While the Chinese Communist Party is trying to circumvent Hong Kong’s legal processes with a national security law, infringing on everything from politics, technology, ideology and religion, experts are worried that criticism of the Chinese Communist Party’s actions will be criminalized. This direct breach of the Sino-British Joint Declaration undermines the “one country, two systems” that was promised in the 1997 handover and will allow the same Chinese national security entities that have cracked down on the Tibetans and the Uyghurs to establish branches in Hong Kong, and to intervene in law enforcement.
This is not right-wing rhetoric; the breach of an international contract is not a partisan issue. Freedom of expression being taken away from Hongkongers is not a partisan issue. Condemning the human rights violations of an authoritarian government is not a partisan issue.
Who will stand up for us?
It is clear to us that the Liberal government is only interested in upholding the status quo. Whether on issues of Uyghur concentration camps in East Turkestan or democratic struggles in Hong Kong, our prime minister and foreign affairs minister are even dodging the word “condemn.”
One can argue that Canada can’t do much, that the situation is complex, that we need international alliances to be effective. But when we look at Australia and Japan, who are in a similar circumstance as Canada, they are beginning to lessen their nation’s dependence on the authoritarian regime. We need to start rethinking our relationships with authoritarian regimes, to be less beholden to their rules of engagement, and to find our backbones and speak up against injustice, whether it is Saudi Arabia or the Chinese Communist Party.
As voices of dissents are snuffed out in Canada, we are left with an unexpected ally. This week, the Conservative Party proposed a motion to further assess the evolving situation with Hong Kong’s pro-democracy activists by reconvening the special committee on Canada-China Relations. The move was rejected by the Liberals, NDPs and Greens, and so we ask those parties: How dare you?

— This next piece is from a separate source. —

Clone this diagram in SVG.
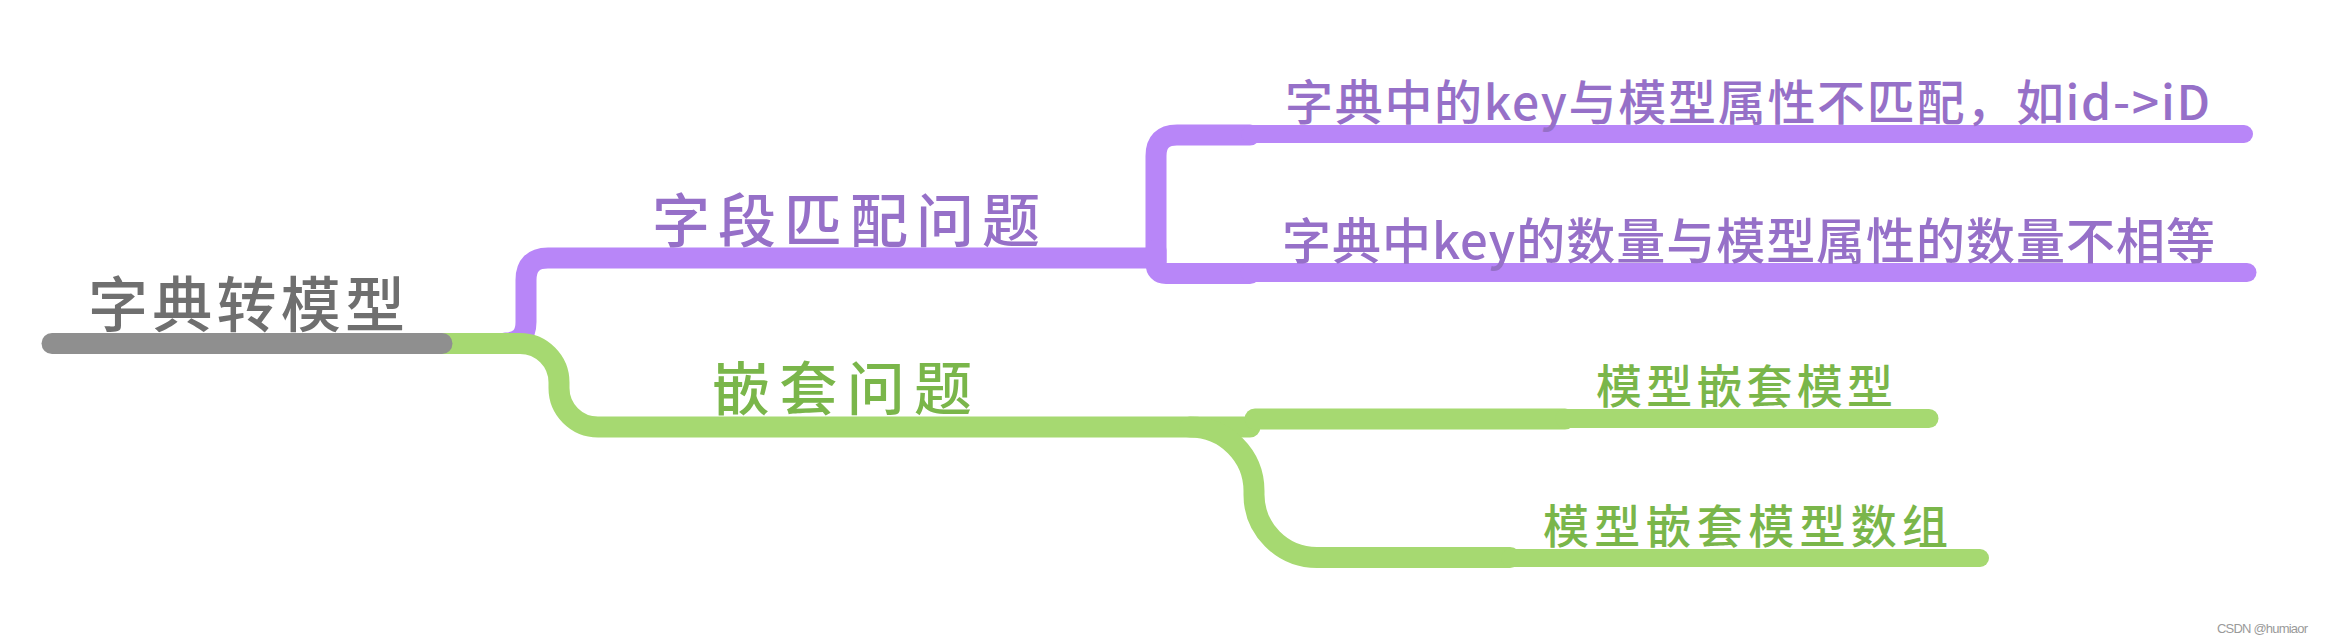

This is undoubtedly a partisan decision; one that is clouded by fear of alignment with Trumpian rhetoric that is often echoed by the Conservatives, and misconstrued by the fear of being called a racist by criticizing the Chinese Communist Party. When you equate criticizing a political party with criticizing its citizens that is racist. It is incredibly naive to believe that 1.3 billion people share the same political views as the Chinese state.
Progressive politicians talk a big game about their support for social justice and human rights, but they only speak when it’s convenient for their political agendas. In this case, when we looked for leadership from the left, we found empty talk and no concrete policy changes.
While our community has found champions in the Conservatives’ movement, we need to work across party lines. It is important for politicians to realize the struggle in Hong Kong is not a partisan issue. The silence from the left has been deafening.